After a time in the Navy, my father travelled as an iron monger sales man dealing in tools. We moved to Manchester when I was very young and lived in the Fallowfield district. I remember sitting at the table with father at the end of the table working out his income tax. In 1914 my father volunteered but he had a weak chest from pneumonia after naval service. He was told, ‘When all the soldiers are done, we’ll come knocking at the door, and ask you to pick up a gun.’
His Manchester business went well but at the outbreak of war there was a problem. He’d taken on a job order for Brunner Mond, Hamburg. The equipment was worth £1250. It was dispatched to Hamburg in July 1914. In August war broke out. There was no payment from Hamburg. Disaster struck. There was a total loss with no compensation. He struggled from August and things just got worse. We lost our lovely Broadwood piano with only £5 left to pay on it.
After two or three months we moved to Newcastle. My mother’s people were running a pub, The Lord Warncliffe on Scotswood Road. We were invited to stay there at 2. Warncliffe Street and stayed till we found our feet. Dad got a job at Armstrong Whitworths at a clerk’s wage of £2 per week which was a heavy downfall into poverty in Newcastle. We went round the area living in rooms from one address to another. There was a serious housing shortage. We had a miserable time. I was six when we left Manchester. Dad was later sent to Armstrong’s (shell) filling factory Alexandria, near Glasgow, for two years more factory work. I escaped the clutches of school board.
We went back to Newcastle straight after the war. When I was eight and a half I went to the Royal Victoria School for the Blind in Benwell. I was born with very poor sight. I could just read the headlines in newspapers. I have a nerve deficiency having been born a month premature. I was seven and half years at the school. It was a mixed experience. Some staff did not treat us properly dressing us in institutional clothes and not bothering to wash plates because we couldn’t see them. I was fortunate to get a good teacher who had returned to the school from Kings Manor York. The head master asked the class teacher if she had anyone to send up. I was told to get my things. I spent the last three years in the top class with a lovely teacher. She introduced me to Thackeray, Austen, Dickens and lots of poetry. We had a good library with a national book exchange.
I never really understood why three members of the top class were given special training but I learnt that we could be sent to Norwood, London, for a test for further education. There were three of us, Jack Foster, Gertie Bell and myself in a special division but none of us ever sent up to take the exam. I was told my family could not afford for me to go to London.
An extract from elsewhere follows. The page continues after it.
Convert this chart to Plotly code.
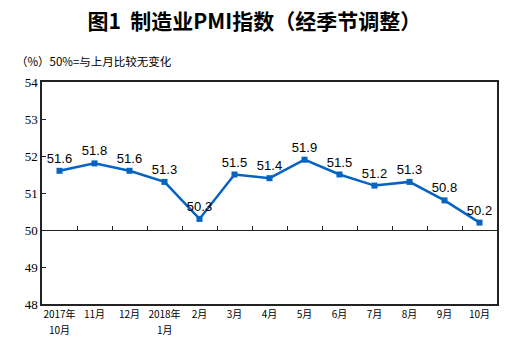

We all finished up in workshops for the blind caning, basket and mat making. I left school in 1925. I moped terribly at losing everything but round Christmas I pulled myself together. I had wanted basket making but there was room only for mats. That was all that was left. The workshop on the Battlefield then moved on to Whickham View with a cleaner, more airy building. I was eighteen years as a mat maker right up to the end of the second world war. An opportunity came with the 1944 Disabled Persons Act where the chance came to change your occupation. I chose telephone operating but soon lamp signals were put in so I had to leave. I moved on to short hand and typing where I reached 120 short hand and 80 typing speed. I became a Grade Two short hand typist in the Civil Service. I got all the proficiency allowances and stayed till retirement in 1970 at the Central Exchange building, Prudhoe Street.
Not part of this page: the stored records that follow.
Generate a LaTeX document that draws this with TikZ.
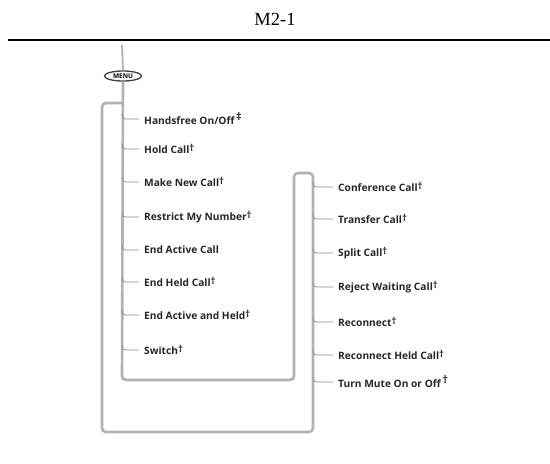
\documentclass[tikz,border=0pt]{standalone}
\usepackage{fontspec}
\usetikzlibrary{shapes.geometric}
\setmainfont{Liberation Serif}
\newfontfamily\itemfont{Open Sans}
\newcommand\dg{\raisebox{2.5pt}{\fontsize{9.5}{9}\selectfont\textdagger}}
\newcommand\ddg{\raisebox{4pt}{\fontsize{10.5}{10}\selectfont\textdaggerdbl}}
\newcommand\dgr{\raisebox{4pt}{\fontsize{10.5}{10}\selectfont\,\textdagger}}
\begin{document}
\begin{tikzpicture}[x=1pt,y=-1pt]
\tikzset{
  loopline/.style={draw=black!30, line width=2.6pt, rounded corners=4pt},
  tick/.style={draw=black!45, line width=0.8pt},
  item/.style={anchor=west, inner sep=0pt, font=\itemfont\bfseries\fontsize{10.2}{12}\selectfont, text=black!85},
}
\useasboundingbox (0,0) rectangle (550,464);
\node[font=\fontsize{18.5}{20}\selectfont] (title) at (275,19) {M2-1};
\draw[line width=2pt] (8,40) -- (550,40);
% menu button
\coordinate (top) at (122,45);
\node[draw=black!75, line width=1.3pt, ellipse, inner sep=0pt, minimum width=37pt, minimum height=10pt,
      font=\itemfont\bfseries\fontsize{6.5}{7}\selectfont] (menu) at (123,76) {MENU};
\draw[loopline, line width=1.8pt] (top) -- (menu.north);
% the loop
\coordinate (a1) at (122,103);
\coordinate (a2) at (102,103);
\coordinate (a3) at (102,432);
\coordinate (a4) at (313,432);
\coordinate (a5) at (313,173);
\coordinate (a6) at (294,173);
\coordinate (a7) at (294,380);
\coordinate (a8) at (122,380);
\draw[loopline] (menu.south) -- (a8) -- (a7) -- (a6) -- (a5) -- (a4) -- (a3) -- (a2) -- (a1);
% left items
\foreach \n/\y/\t in {l1/119/{Handsfree On/Off\,\ddg},
                      l2/149/{Hold Call\dg},
                      l3/182/{Make New Call\dg},
                      l4/217/{Restrict My Number\dg},
                      l5/250/{End Active Call},
                      l6/282/{End Held Call\dg},
                      l7/315/{End Active and Held\dg},
                      l8/350/{Switch\dg}}{
  \node[item] (\n) at (144,\y) {\t};
  \coordinate (\n s) at (122,\y-5);
  \draw[tick] (\n s) .. controls (122,\y) and (124,\y) .. (128,\y) -- ([xshift=-5pt]\n.west);
}
% right items
\foreach \n/\y/\t in {r1/187/{Conference Call\dg},
                      r2/219/{Transfer Call\dg},
                      r3/253/{Split Call\dg},
                      r4/287/{Reject Waiting Call\dg},
                      r5/322/{Reconnect\dg},
                      r6/355/{Reconnect Held Call\dg},
                      r7/382/{Turn Mute On or Off\dgr}}{
  \node[item] (\n) at (338,\y) {\t};
  \coordinate (\n s) at (313,\y-5);
  \draw[tick] (\n s) .. controls (313,\y) and (315,\y) .. (319,\y) -- ([xshift=-5pt]\n.west);
}
\end{tikzpicture}
\end{document}
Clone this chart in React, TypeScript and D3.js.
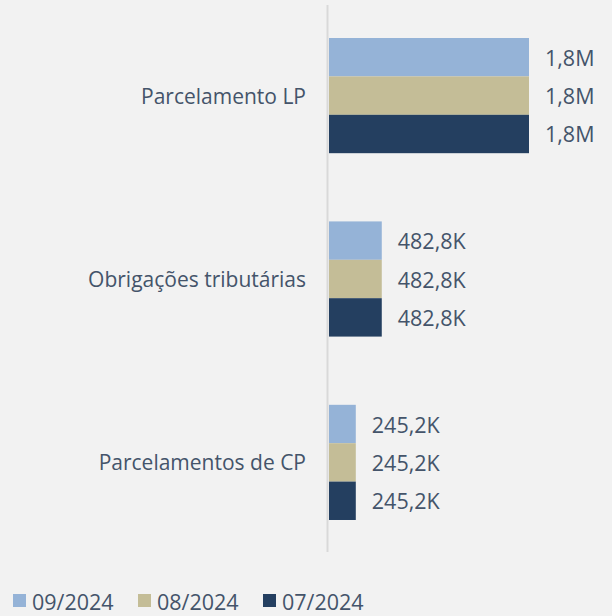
import React from "react";
import * as d3 from "d3";

const categories = ["Parcelamento LP", "Obrigações tributárias", "Parcelamentos de CP"];
const seriesNames = ["09/2024", "08/2024", "07/2024"];
const values092024 = [1830000, 482800, 245200];
const values082024 = [1830000, 482800, 245200];
const values072024 = [1830000, 482800, 245200];
const colors = ["#95B3D7", "#C4BD97", "#243F60"];

const W = 612;
const H = 616;
const FONT = "'Open Sans', 'Noto Sans', sans-serif";
const TEXT = "#44546A";

function fmt(v: number): string {
  if (v >= 1e6) return (v / 1e6).toFixed(1).replace(".", ",") + "M";
  return (v / 1e3).toFixed(1).replace(".", ",") + "K";
}

export default function App() {
  const seriesValues = [values092024, values082024, values072024];
  const y = d3.scaleBand<string>().domain(categories).range([5, 553]).paddingInner(0.372).paddingOuter(0.18);
  const yInner = d3.scaleBand<string>().domain(seriesNames).range([0, y.bandwidth()]);
  const x = d3.scaleLinear().domain([0, 1830000]).range([329, 529]);
  const legendX = [13, 138, 263];

  return (
    <div style={{ position: "fixed", left: 0, top: 0, width: W, height: H }}>
      <svg width={W} height={H} style={{ display: "block", background: "#F2F2F2" }} fontFamily={FONT}>
        <rect x={0} y={0} width={W} height={H} fill="#F2F2F2" />
        {categories.map((c, ci) => (
          <g key={c}>
            {seriesNames.map((s, si) => {
              const v = seriesValues[si][ci];
              const yy = (y(c) as number) + (yInner(s) as number);
              const h = yInner.bandwidth();
              return (
                <g key={s}>
                  <rect x={x(0)} y={yy} width={x(v) - x(0)} height={h} fill={colors[si]} />
                  <text x={x(v) + 16} y={yy + h / 2} dominantBaseline="central" fontSize={21.5} fill={TEXT}>
                    {fmt(v)}
                  </text>
                </g>
              );
            })}
            <text
              x={306}
              y={(y(c) as number) + y.bandwidth() / 2}
              textAnchor="end"
              dominantBaseline="central"
              fontSize={21}
              fill={TEXT}
            >
              {c}
            </text>
          </g>
        ))}
        <line x1={327.5} x2={327.5} y1={5} y2={552} stroke="#D9D9D9" strokeWidth={2} />
        {seriesNames.map((s, si) => (
          <g key={s}>
            <rect x={legendX[si]} y={594} width={13} height={13} fill={colors[si]} />
            <text x={legendX[si] + 19} y={601} dominantBaseline="central" fontSize={21.5} fill={TEXT}>
              {s}
            </text>
          </g>
        ))}
      </svg>
    </div>
  );
}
I was involved in lot of club activity. I joined the Tyneside Recreation Club. I signed on and had lots of jobs connected with it. We had fully sighted help but we ran the Club. As a teenager I got myself elected to the committee. I remained friends with these people till we went our separate ways. I continued to correspond with Jack Foster and exchanged tapes until his death. Peter Wallace was the secretary of the club. Peter’s was a strange position. He had gone to Worcester College for the handicapped and on to Oxford to study law but because his parents’ money ran out and he had to leave. His father, a Deputy Pit manager, had lost his job. He became Secretary of the Club and with his law background was good at it. We organised Dances and a small choir giving concerts around the area.
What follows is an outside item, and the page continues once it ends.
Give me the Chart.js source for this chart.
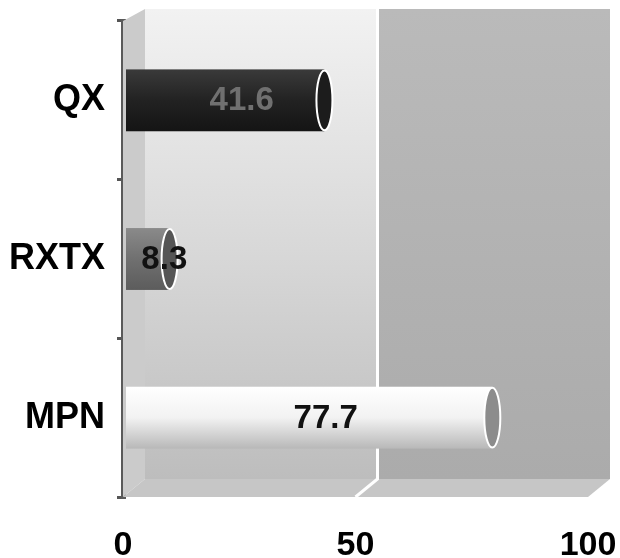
<!DOCTYPE html>
<html>
<head>
<meta charset="utf-8">
<script src="https://cdn.jsdelivr.net/npm/chart.js@4.4.1/dist/chart.umd.min.js"></script>
<style>
  html, body { margin: 0; padding: 0; background: #fff; }
  #chart { display: block; }
</style>
</head>
<body>
<canvas id="chart" width="620" height="558"></canvas>
<script>
const categories = ['QX', 'RXTX', 'MPN'];
const values = [41.6, 8.3, 77.7];
const xTicks = [0, 50, 100];

const FONT = '"Liberation Sans", Arial, sans-serif';
const DEPTH_X = 22;

// body / cap colours of each cylinder
const barStyles = [
  { top: '#3a3a3a', mid: '#222222', bot: '#141414', cap: '#1c1c1c', text: '#707070' },
  { top: '#8a8a8a', mid: '#707070', bot: '#5c5c5c', cap: '#555555', text: '#111111' },
  { top: '#ffffff', mid: '#f2f2f2', bot: '#b8b8b8', cap: '#8c8c8c', text: '#111111' }
];

// ---- 3D walls behind the bars ----
const wallsPlugin = {
  id: 'walls',
  beforeDatasetsDraw(chart) {
    const ctx = chart.ctx;
    const ca = chart.chartArea;
    const xs = chart.scales.x;
    const backTop = ca.top - 12, backBot = ca.bottom - 18;
    const x50 = xs.getPixelForValue(50);
    ctx.save();

    // back wall, left part lighter
    let g = ctx.createLinearGradient(0, backTop, 0, backBot);
    g.addColorStop(0, '#f2f2f2');
    g.addColorStop(0.55, '#d6d6d6');
    g.addColorStop(1, '#bdbdbd');
    ctx.fillStyle = g;
    ctx.fillRect(ca.left + DEPTH_X, backTop, x50 - ca.left, backBot - backTop);
    // back wall, right part darker
    g = ctx.createLinearGradient(0, backTop, 0, backBot);
    g.addColorStop(0, '#bababa');
    g.addColorStop(1, '#ababab');
    ctx.fillStyle = g;
    ctx.fillRect(x50 + DEPTH_X, backTop, ca.right - x50, backBot - backTop);

    // side wall
    ctx.fillStyle = '#cbcbcb';
    ctx.beginPath();
    ctx.moveTo(ca.left, ca.top);
    ctx.lineTo(ca.left + DEPTH_X, backTop);
    ctx.lineTo(ca.left + DEPTH_X, backBot);
    ctx.lineTo(ca.left, ca.bottom);
    ctx.closePath();
    ctx.fill();

    // floor
    ctx.fillStyle = '#c6c6c6';
    ctx.beginPath();
    ctx.moveTo(ca.left, ca.bottom);
    ctx.lineTo(ca.left + DEPTH_X, backBot);
    ctx.lineTo(ca.right + DEPTH_X, backBot);
    ctx.lineTo(ca.right, ca.bottom);
    ctx.closePath();
    ctx.fill();

    // gridline at 50
    ctx.strokeStyle = '#ffffff';
    ctx.lineWidth = 3;
    ctx.beginPath();
    ctx.moveTo(x50 + DEPTH_X, backTop);
    ctx.lineTo(x50 + DEPTH_X, backBot);
    ctx.lineTo(x50, ca.bottom);
    ctx.stroke();
    ctx.restore();
  }
};

// ---- cylinders and value labels ----
const cylinderPlugin = {
  id: 'cylinders',
  afterDatasetsDraw(chart) {
    const ctx = chart.ctx;
    const meta = chart.getDatasetMeta(0);
    ctx.save();
    meta.data.forEach((bar, i) => {
      const p = bar.getProps(['x', 'y', 'base', 'height'], true);
      const s = barStyles[i];
      const h = p.height, top = p.y - h / 2;
      const end = p.x + 8, rx = 8;

      const g = ctx.createLinearGradient(0, top, 0, top + h);
      g.addColorStop(0, s.top);
      g.addColorStop(0.5, s.mid);
      g.addColorStop(1, s.bot);
      ctx.fillStyle = g;
      ctx.fillRect(p.base + 3, top, end - p.base - 3, h);

      // end cap
      ctx.fillStyle = s.cap;
      ctx.strokeStyle = '#ffffff';
      ctx.lineWidth = 2;
      ctx.beginPath();
      ctx.ellipse(end, p.y, rx, h / 2 - 1, 0, 0, Math.PI * 2);
      ctx.fill();
      ctx.stroke();

      // value label
      ctx.fillStyle = s.text;
      ctx.font = 'bold 33px ' + FONT;
      ctx.textAlign = 'center';
      ctx.textBaseline = 'middle';
      ctx.fillText(String(values[i]), (p.base + p.x) / 2 + DEPTH_X, p.y + 1);
    });
    ctx.restore();
  }
};

new Chart(document.getElementById('chart'), {
  type: 'bar',
  data: {
    labels: categories,
    datasets: [{
      data: values,
      backgroundColor: 'rgba(0,0,0,0)',
      barPercentage: 0.39,
      categoryPercentage: 1
    }]
  },
  options: {
    indexAxis: 'y',
    responsive: false,
    animation: false,
    devicePixelRatio: 1,
    layout: { padding: { top: 21, right: 0 } },
    plugins: {
      legend: { display: false },
      tooltip: { enabled: false }
    },
    scales: {
      x: {
        min: xTicks[0],
        max: xTicks[xTicks.length - 1],
        afterBuildTicks(scale) { scale.ticks = xTicks.map(v => ({ value: v })); },
        grid: { display: false },
        border: { display: false },
        ticks: {
          color: '#000',
          font: { family: FONT, size: 34, weight: 'bold' },
          padding: 20
        },
        afterFit(scale) {
          scale.height = 61;
          scale.paddingLeft = 0;
          scale.paddingRight = 32;
        }
      },
      y: {
        grid: { drawOnChartArea: false, tickLength: 6, color: '#555', lineWidth: 3 },
        border: { color: '#5a5a5a', width: 5 },
        ticks: {
          color: '#000',
          font: { family: FONT, size: 36, weight: 'bold' },
          padding: 12
        },
        afterFit(scale) {
          scale.width = 123;
          scale.paddingTop = 0;
          scale.paddingBottom = 0;
        }
      }
    }
  },
  plugins: [wallsPlugin, cylinderPlugin]
});
</script>
</body>
</html>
I joined the Clarion Vocal Union. George Matthews who was partially sighted was also a mat maker and a fine tenor. He asked me to join The Clarion Choir as a baritone. I stayed till they broke up in the Second World War. Colin Veitch, the footballer and actor conducted the choir till he died in the late thirties. It improved my singing quite a lot. Peggy Murray was also in the choir. I knew her well. She was Manageress of the Co-op Fruit Department at Newgate Street. I would do the shopping and meet her there. She was a councillor for many years. I was also a member of the International Club on Jesmond Road. We invited Tory MP Cuthbert Headlam to speak during the Spanish Civil War. He explained that after international agreement the British would blockade arms supplies to ‘both’ sides. Of course the Germans and Italians supplied Franco. It was a mad, mad world. Many Spanish refugees came to the north east and got a lot of help.
I met my wife Jessie through Esperanto. I met her socially when she was teaching French at Bishop Auckland after graduating from the Sorbonne in 1940. We loved Symphony Concerts and she would come up to Newcastle for a Concert. I would get tickets. She would come up and meet on Sunday and go back straight away. She started to come up on Saturdays and one thing led to another. One Saturday when she came to stay I was down in the dumps. My girl friend had sent a letter saying it was over. It hurt quite a bit. Sitting on the lawn. My father had told her. She said, ‘ I understand you have had a nasty shock. I said it has been dealt with. That was factual but not elegant. She said, ‘I never want you to suffer like that ever again.’ From there on we got together. We got married in 1945 on the 22nd December.
My father wanted to argue the point politically though he was really not politically minded. He was a great royalist. He listened intently to the King’s Speech on xmas day. I always wanted to get away from it. Most of my life I have had an objection to cow towing to people in positions. It could get me into a spot of bother. For example the staff in typing section went off to Northumberland Road to see the Queen. The supervisor said ,”You should show your loyalty.” It was not for me.
I had joined the LP when I was 16 in 1924. I wanted the impoverished to have a better deal and we needed to work for it. My membership sub was 6d per month. I was a member till 2004, eighty years! I remember Bob Hanlan and Jimmy Clydesdale. Both blind, real Glaswegians and both active councillors. I was elected to the council after my retirement in 1973. We had the view that only Tory workers would get time off to attend meetings My friend Eric Walker was my agent for nine years of failure to be elected for Wingrove Ward. After I had left Newcastle Eric rang me to tell me he had been elected, first time, without my help! It was a joke.